The insureds sought coverage for two lawsuits, and both the D&O insurer and the CGL insurer acknowledged that the lawsuits triggered the duty to defend the directors and officers of the association under their respective policies. The D&O insurer, however, argued that its policy was in excess of the CGL policy because of the other insurance provision in the D&O policy, which provided that: "If any Loss arising from any claim made against the Insured(s) is insured under any other valid policies prior or current, then [t]his policy shall cover such Loss . . . only to the extent that the amount of such Loss is in excess of the amount of such other insurance whether such other insurance is stated to be primary, contributory, excess, contingent or otherwise, unless such other insurance is written only as specific excess insurance over the limits provided in th[is] policy." The CGL insurer defended the insureds under a reservation of rights. After the underlying suits were resolved, the CGL insurer brought a declaratory judgment action against the D&O insurer, seeking reimbursement for defense costs.

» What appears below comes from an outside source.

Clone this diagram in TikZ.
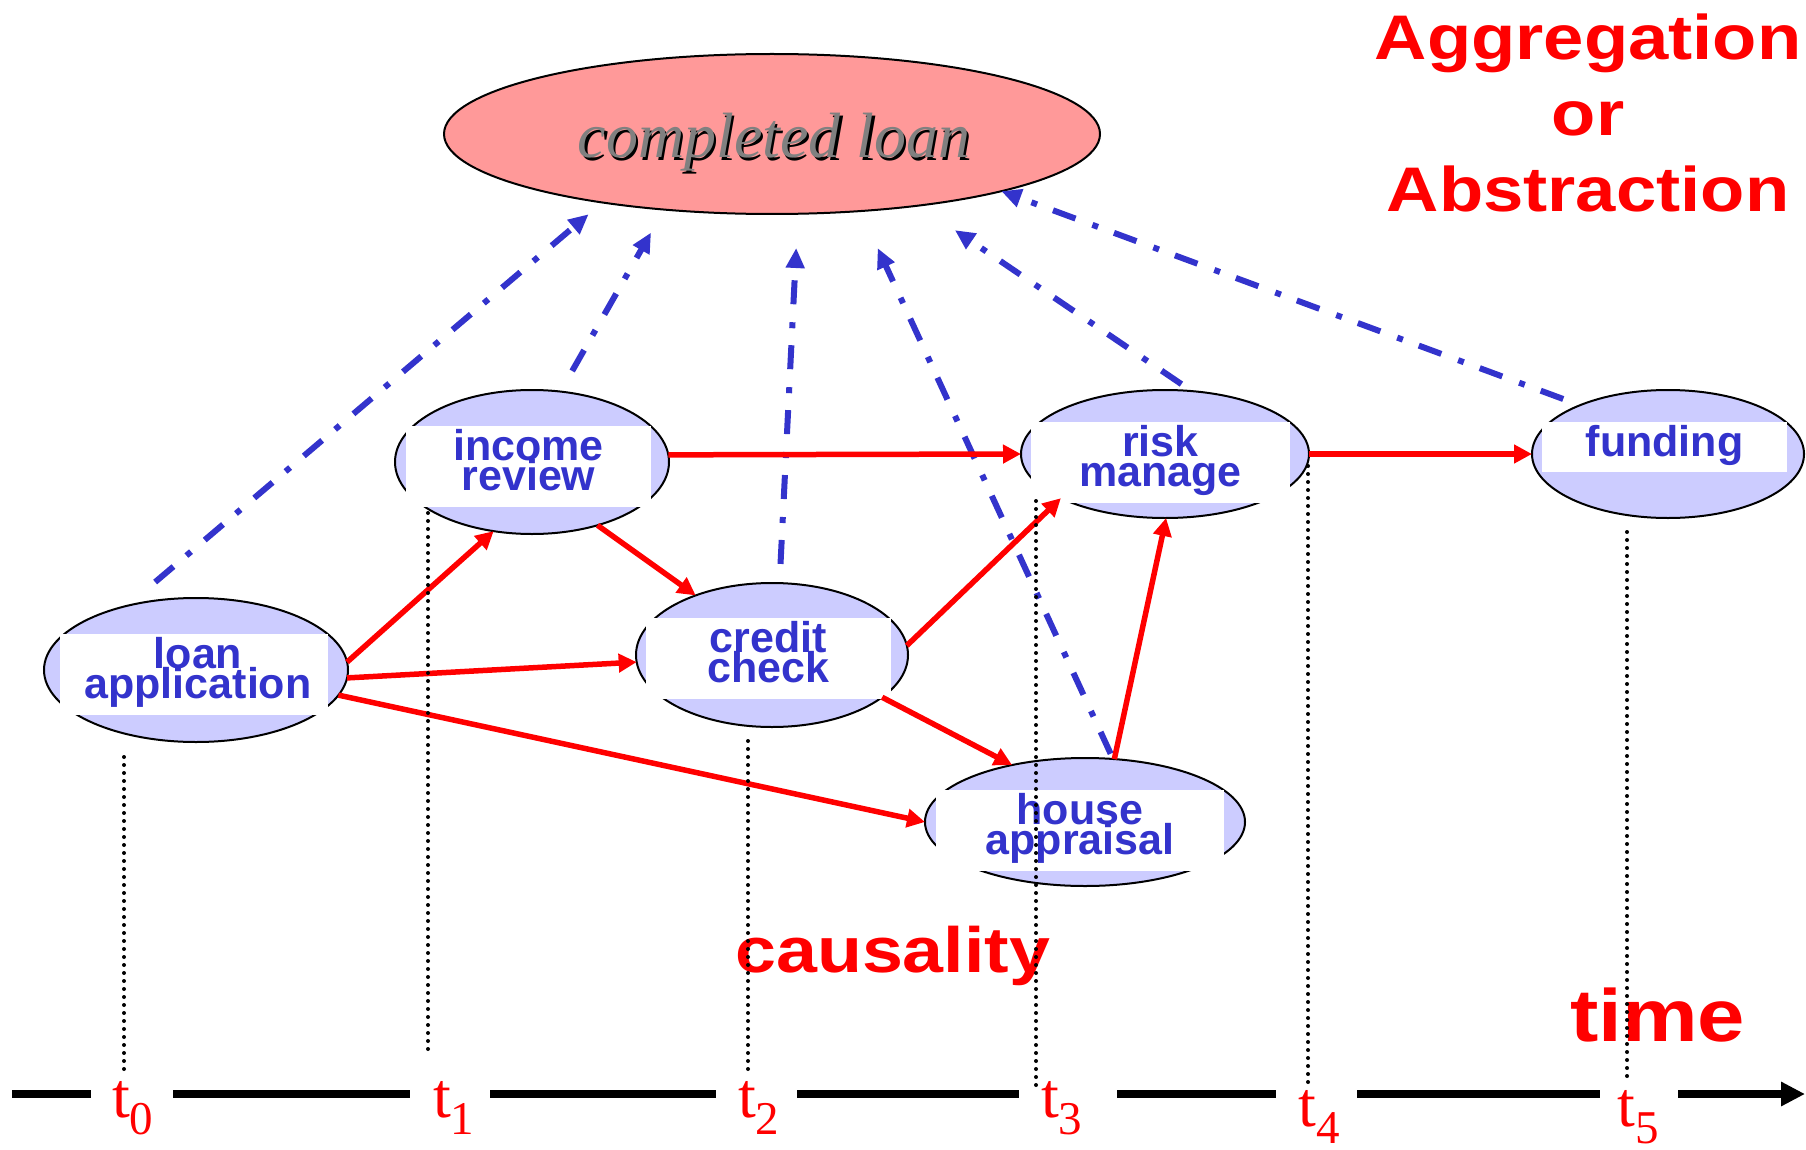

The court held that the other insurance provision in the D&O policy "applies only where a loss is insured under both the D&O policy and another 'valid policy.'" The court observed that only one cause of action asserted in both suits, for injurious falsehood, potentially fell within the coverage of the CGL policy, while the D&O insurer had conceded that at least several other causes of action fell within the potential coverage of the D&O policy. Thus, except for the injurious falsehood claims, the court reasoned that the D&O policy could not be excess of the CGL policy because the policies did not insure against the same risks. The court noted that the D&O insurer's interpretation of the other insurance provision lacked support and would create a disincentive for co-insurers to accept their duty to defend policyholders where it appeared that another insurer's duty to defend was triggered. The court further observed that the D&O policy was issued before the CGL policy and, as a result, the premium charged by the D&O insurer presumably reflected its broad assumption of the duty to defend without any assurance that the policyholder would secure additional, overlapping coverage.
In granting summary judgment to the CGL insurer, the court ordered the D&O insurer to reimburse the CGL insurer for its equitable share of the defense costs. The court ruled that this equitable reimbursement did not include any costs the CGL insurer incurred in defending the injurious falsehood claims to the extent that those claims were covered by both the D&O and CGL policies or were covered solely by the CGL policy.